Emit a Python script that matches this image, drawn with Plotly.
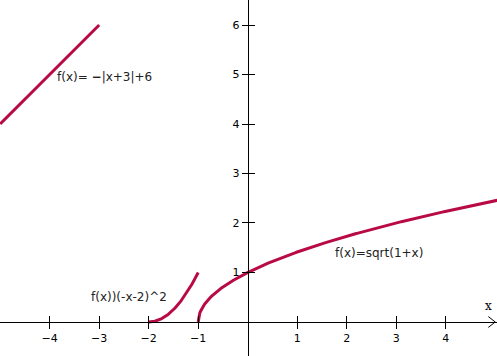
import numpy as np
import plotly.graph_objects as go

# Function segments (domains) and labels
abs_domain = [-5.0, -3.0]          # f(x) = -|x+3| + 6
par_domain = [-2.0, -1.0]          # f(x) = (-x-2)^2
sqrt_domain = [-1.0, 5.04]         # f(x) = sqrt(1+x)
x_ticks = [-4, -3, -2, -1, 1, 2, 3, 4]
y_ticks = [1, 2, 3, 4, 5, 6]
labels = ["f(x)= <b>−</b>|x+3|+6", "f(x))(-x-2)^2", "f(x)=sqrt(1+x)"]
label_pos_x = [-2.9, -2.4, 2.65]
label_pos_y = [4.95, 0.51, 1.39]

X_RANGE = [-5.004, 5.036]
Y_RANGE = [-0.687, 6.505]

def f_abs(x):
    return -np.abs(x + 3) + 6

def f_par(x):
    return (-x - 2) ** 2

def f_sqrt(x):
    return np.sqrt(1 + x)

col = "#B80A45"
fig = go.Figure()
for dom, fn in [(abs_domain, f_abs), (par_domain, f_par), (sqrt_domain, f_sqrt)]:
    xs = np.linspace(dom[0], dom[1], 400)
    fig.add_trace(go.Scatter(x=xs, y=fn(xs), mode="lines",
                             line=dict(color=col, width=3), showlegend=False,
                             hoverinfo="skip"))

for t, lx, ly in zip(labels, label_pos_x, label_pos_y):
    fig.add_annotation(x=lx, y=ly, text=t, showarrow=False,
                       font=dict(family="DejaVu Sans", size=12, color="#222222"))

ypos = (0 - X_RANGE[0]) / (X_RANGE[1] - X_RANGE[0])
xpos = (0 - Y_RANGE[0]) / (Y_RANGE[1] - Y_RANGE[0])

tickfont = dict(family="DejaVu Sans", size=11, color="black")
fig.update_layout(
    width=497, height=356,
    margin=dict(l=0, r=0, t=0, b=0),
    paper_bgcolor="white", plot_bgcolor="white",
    xaxis=dict(range=X_RANGE, anchor="free", position=xpos, showgrid=False,
               zeroline=False, showline=True, linecolor="black", linewidth=1,
               tickvals=x_ticks, ticks="outside", ticklen=6, tickcolor="black",
               tickfont=tickfont),
    yaxis=dict(range=Y_RANGE, anchor="free", position=ypos, showgrid=False,
               zeroline=False, showline=True, linecolor="black", linewidth=1,
               tickvals=y_ticks, ticks="outside", ticklen=6, tickcolor="black",
               tickfont=tickfont),
    xaxis2=dict(range=X_RANGE, overlaying="x", anchor="free", position=xpos,
                showgrid=False, zeroline=False, tickvals=x_ticks,
                ticks="inside", ticklen=6, tickcolor="black",
                showticklabels=False, side="bottom"),
    yaxis2=dict(range=Y_RANGE, overlaying="y", anchor="free", position=ypos,
                showgrid=False, zeroline=False, tickvals=y_ticks,
                ticks="inside", ticklen=6, tickcolor="black",
                showticklabels=False, side="left"),
)
fig.add_trace(go.Scatter(x=[None], y=[None], xaxis="x2", yaxis="y2",
                         showlegend=False))

# arrow head at the end of x axis and axis name
fig.add_shape(type="path", path="M 4.86 0.11 L 5.0 0 L 4.86 -0.11",
              line=dict(color="black", width=1))
fig.add_annotation(x=4.87, y=0.32, text="x", showarrow=False,
                   font=dict(family="DejaVu Serif", size=12, color="black"))

fig.write_html("out.html")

→ What to work on:
Quote the listing above in full, except for the pictures.

→ The answer:
Emit a Python script that matches this image, drawn with Plotly.
import numpy as np
import plotly.graph_objects as go

# Function segments (domains) and labels
abs_domain = [-5.0, -3.0]          # f(x) = -|x+3| + 6
par_domain = [-2.0, -1.0]          # f(x) = (-x-2)^2
sqrt_domain = [-1.0, 5.04]         # f(x) = sqrt(1+x)
x_ticks = [-4, -3, -2, -1, 1, 2, 3, 4]
y_ticks = [1, 2, 3, 4, 5, 6]
labels = ["f(x)= <b>−</b>|x+3|+6", "f(x))(-x-2)^2", "f(x)=sqrt(1+x)"]
label_pos_x = [-2.9, -2.4, 2.65]
label_pos_y = [4.95, 0.51, 1.39]

X_RANGE = [-5.004, 5.036]
Y_RANGE = [-0.687, 6.505]

def f_abs(x):
    return -np.abs(x + 3) + 6

def f_par(x):
    return (-x - 2) ** 2

def f_sqrt(x):
    return np.sqrt(1 + x)

col = "#B80A45"
fig = go.Figure()
for dom, fn in [(abs_domain, f_abs), (par_domain, f_par), (sqrt_domain, f_sqrt)]:
    xs = np.linspace(dom[0], dom[1], 400)
    fig.add_trace(go.Scatter(x=xs, y=fn(xs), mode="lines",
                             line=dict(color=col, width=3), showlegend=False,
                             hoverinfo="skip"))

for t, lx, ly in zip(labels, label_pos_x, label_pos_y):
    fig.add_annotation(x=lx, y=ly, text=t, showarrow=False,
                       font=dict(family="DejaVu Sans", size=12, color="#222222"))

ypos = (0 - X_RANGE[0]) / (X_RANGE[1] - X_RANGE[0])
xpos = (0 - Y_RANGE[0]) / (Y_RANGE[1] - Y_RANGE[0])

tickfont = dict(family="DejaVu Sans", size=11, color="black")
fig.update_layout(
    width=497, height=356,
    margin=dict(l=0, r=0, t=0, b=0),
    paper_bgcolor="white", plot_bgcolor="white",
    xaxis=dict(range=X_RANGE, anchor="free", position=xpos, showgrid=False,
               zeroline=False, showline=True, linecolor="black", linewidth=1,
               tickvals=x_ticks, ticks="outside", ticklen=6, tickcolor="black",
               tickfont=tickfont),
    yaxis=dict(range=Y_RANGE, anchor="free", position=ypos, showgrid=False,
               zeroline=False, showline=True, linecolor="black", linewidth=1,
               tickvals=y_ticks, ticks="outside", ticklen=6, tickcolor="black",
               tickfont=tickfont),
    xaxis2=dict(range=X_RANGE, overlaying="x", anchor="free", position=xpos,
                showgrid=False, zeroline=False, tickvals=x_ticks,
                ticks="inside", ticklen=6, tickcolor="black",
                showticklabels=False, side="bottom"),
    yaxis2=dict(range=Y_RANGE, overlaying="y", anchor="free", position=ypos,
                showgrid=False, zeroline=False, tickvals=y_ticks,
                ticks="inside", ticklen=6, tickcolor="black",
                showticklabels=False, side="left"),
)
fig.add_trace(go.Scatter(x=[None], y=[None], xaxis="x2", yaxis="y2",
                         showlegend=False))

# arrow head at the end of x axis and axis name
fig.add_shape(type="path", path="M 4.86 0.11 L 5.0 0 L 4.86 -0.11",
              line=dict(color="black", width=1))
fig.add_annotation(x=4.87, y=0.32, text="x", showarrow=False,
                   font=dict(family="DejaVu Serif", size=12, color="black"))

fig.write_html("out.html")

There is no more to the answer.